A bank faced a two-hundred millisecond window to block card-not-present fraud. They streamed features like device reputation, velocity counters, and merchant risk to a low-latency model, then wrote compact decision facts to a lake for training. Chargebacks dropped twenty-three percent, and customer approvals stayed high. Nightly jobs still mattered for recalibration, but the decisive win came from streaming the few features that mattered most, exactly when they mattered, to intercept bad actors early.
Kappa architecture avoids duplicating logic across batch and stream by treating all data as a log, replayable when models change. It reduces cognitive load, but historical backfills can still be heavy. Blend patterns intentionally: keep transformation logic in streaming processors, materialize read views for queries, and run periodic historical recomputations for model drift. The goal is not ideological purity; it is reducing code paths while preserving the ability to learn from richer, slower context.
Streaming systems thrive when designed for failure.
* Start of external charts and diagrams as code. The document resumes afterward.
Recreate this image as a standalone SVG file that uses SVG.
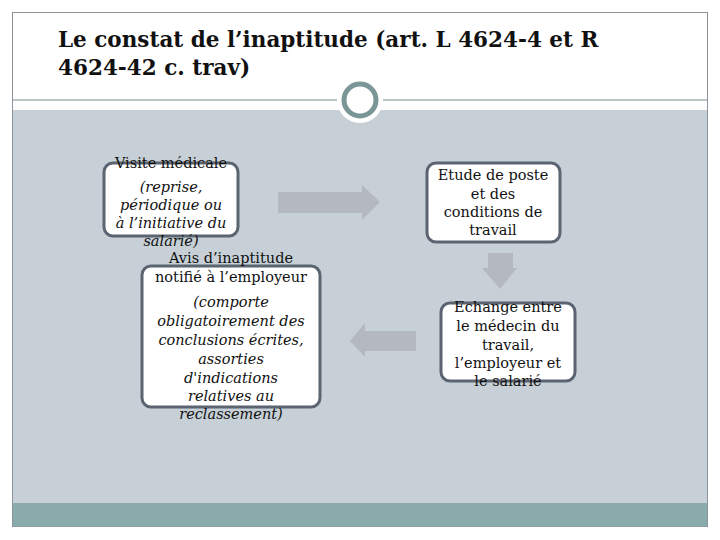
<svg xmlns="http://www.w3.org/2000/svg" width="720" height="540" viewBox="0 0 720 540">
<style>
.title{font-family:"DejaVu Serif","Liberation Serif",serif;font-size:21.5px;font-weight:bold;fill:#111}
.box{fill:#fff;stroke:#5b6470;stroke-width:3}
.t{font-family:"DejaVu Serif","Liberation Serif",serif;font-size:14.5px;fill:#111;text-anchor:middle}
.i{font-style:italic}
.arr{fill:#b3b8c1}
</style>
<rect x="0" y="0" width="720" height="540" fill="#fff"/>
<rect x="12.5" y="12.5" width="695" height="514" fill="#fff" stroke="#8a949a" stroke-width="1"/>
<rect x="13" y="110" width="694" height="393" fill="#c6d0d6"/>
<rect x="13" y="503" width="694" height="23.5" fill="#8aabab"/>
<line x1="13" y1="100" x2="707" y2="100" stroke="#7f8b8f" stroke-width="1.2"/>
<circle cx="360" cy="100" r="23" fill="#fff"/>
<circle cx="360" cy="100" r="16" fill="#fff" stroke="#7a9697" stroke-width="5"/>
<text class="title" x="58" y="47">Le constat de l’inaptitude (art. L 4624-4 et R</text>
<text class="title" x="58" y="75">4624-42 c. trav)</text>
<g id="connectors">
<polygon class="arr" points="278,192 362,192 362,185 380,202 362,220 362,213 278,213"/>
<polygon class="arr" points="488,253 513,253 513,268 517,268 500,289 482,268 488,268"/>
<polygon class="arr" points="416,331 365,331 365,323 350,341 365,357 365,351 416,351"/>
</g>
<g id="node1">
<rect class="box" x="104" y="163" width="134" height="73" rx="9"/>
<text class="t" x="171" y="168">Visite médicale</text>
<text class="t i" x="171" y="192">(reprise,</text>
<text class="t i" x="171" y="210">périodique ou</text>
<text class="t i" x="171" y="228">à l’initiative du</text>
<text class="t i" x="171" y="246">salarié)</text>
</g>
<g id="node2">
<rect class="box" x="142" y="266" width="178" height="141" rx="9"/>
<text class="t" x="231" y="263">Avis d’inaptitude</text>
<text class="t" x="231" y="282">notifié à l’employeur</text>
<text class="t i" x="231" y="307">(comporte</text>
<text class="t i" x="231" y="326">obligatoirement des</text>
<text class="t i" x="231" y="345">conclusions écrites,</text>
<text class="t i" x="231" y="364">assorties</text>
<text class="t i" x="231" y="383">d'indications</text>
<text class="t i" x="231" y="401">relatives au</text>
<text class="t i" x="231" y="419">reclassement)</text>
</g>
<g id="node3">
<rect class="box" x="427" y="163" width="133" height="79" rx="9"/>
<text class="t" x="493" y="180">Etude de poste</text>
<text class="t" x="493" y="199">et des</text>
<text class="t" x="493" y="217">conditions de</text>
<text class="t" x="493" y="235">travail</text>
</g>
<g id="node4">
<rect class="box" x="441" y="303" width="134" height="78" rx="9"/>
<text class="t" x="508" y="312">Echange entre</text>
<text class="t" x="508" y="331">le médecin du</text>
<text class="t" x="508" y="350">travail,</text>
<text class="t" x="508" y="368">l’employeur et</text>
<text class="t" x="508" y="386">le salarié</text>
</g>
</svg>
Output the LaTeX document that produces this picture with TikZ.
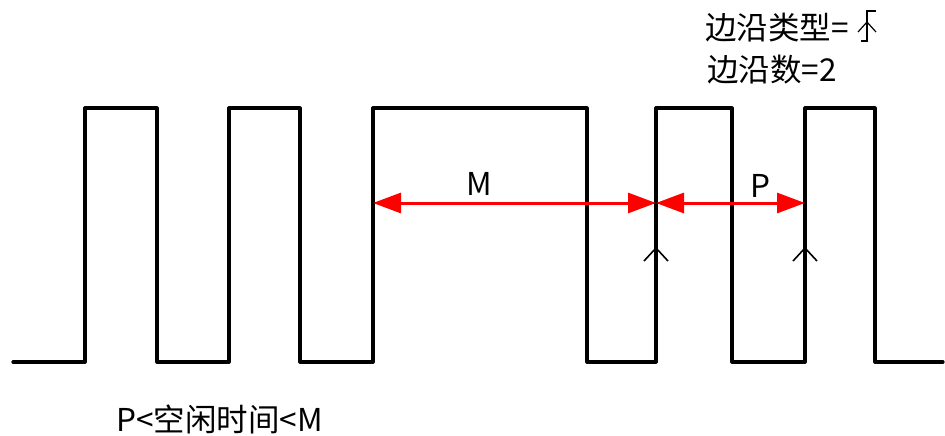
\documentclass[tikz,border=0pt]{standalone}
\usepackage{fontspec}
\setmainfont{Noto Sans CJK SC}
\usetikzlibrary{arrows.meta}
\begin{document}
\begin{tikzpicture}[x=1pt,y=-1pt,
  wave/.style={line width=3.2pt,line join=round,line cap=round},
  meas/.style={red,line width=3pt,{Triangle[length=28pt,width=20pt]}-{Triangle[length=28pt,width=20pt]}},
  chev/.style={line width=1.6pt},
  lbl/.style={font=\fontsize{31.5}{36}\selectfont,inner sep=0pt}]
\useasboundingbox (0,0) rectangle (945,436);
% waveform
\coordinate (s) at (13,362);
\coordinate (e1) at (656,108);
\coordinate (e2) at (805,108);
\coordinate (r3) at (373,203);
\coordinate (m1) at (656,203);
\coordinate (p2) at (805,203);
\draw[wave] (s) -- (85,362) -- (85,108) -- (157,108) -- (157,362) -- (229,362) -- (229,108)
  -- (300,108) -- (300,362) -- (373,362) -- (373,108) -- (587,108) -- (587,362) -- (656,362)
  -- (e1) -- (732,108) -- (732,362) -- (805,362) -- (e2) -- (875,108) -- (875,362) -- (943,362);
% measurements
\draw[meas] (r3) -- (m1);
\draw[meas] (m1) -- (p2);
\node[lbl] (M) at (479,184) {M};
\node[lbl] (P) at (760,186) {P};
% rising-edge chevrons
\draw[chev] (644,261) -- (656,248) -- (668,261);
\draw[chev] (793,261) -- (805,248) -- (817,261);
% texts
\node[lbl,anchor=west] (t1) at (705,28) {边沿类型=};
\node[lbl,anchor=west] (t2) at (707,70) {边沿数=2};
\node[lbl,anchor=west] (t3) at (116,419) {P<空闲时间<M};
% rising edge symbol
\draw[line width=1.2pt] (861,41) -- (867,41) -- (867,11) -- (876,11);
\draw[line width=1.2pt] (858,32) -- (867,22) -- (876,32);
\end{tikzpicture}
\end{document}
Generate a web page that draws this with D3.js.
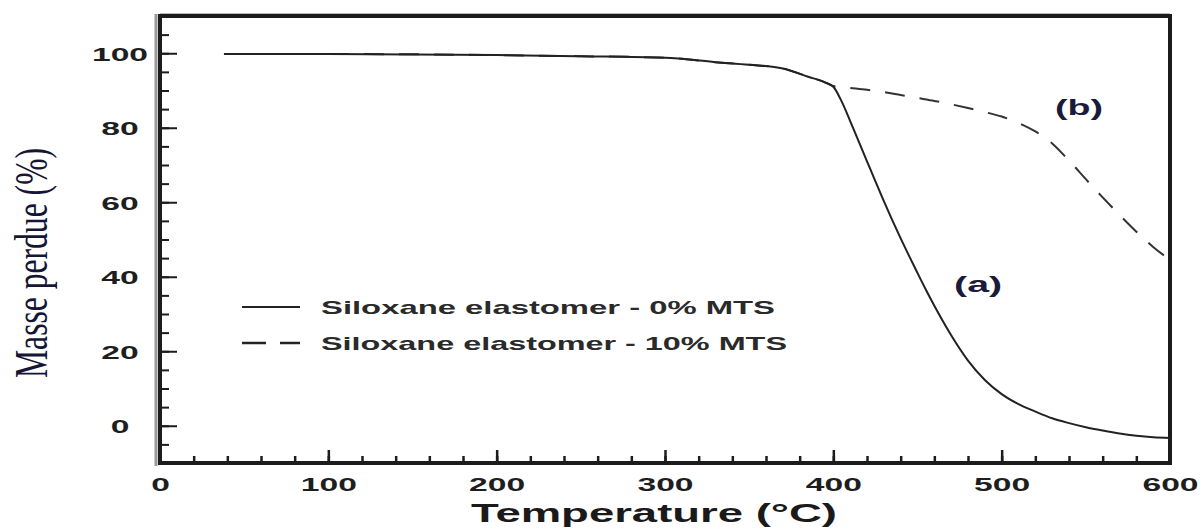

Build backpressure so upticks do not topple downstream stores. Favor at-least-once with deduplication and idempotent sinks rather than chasing elusive exactly-once guarantees. Use dead-letter queues with alerting that respects sleep. If capacity tightens, degrade nonessential enrichments first, protecting core decisions. Publish operational SLOs, rehearse incident runbooks, and share postmortems widely, so teams trust the stream under load, not just during demos or happy-path tests.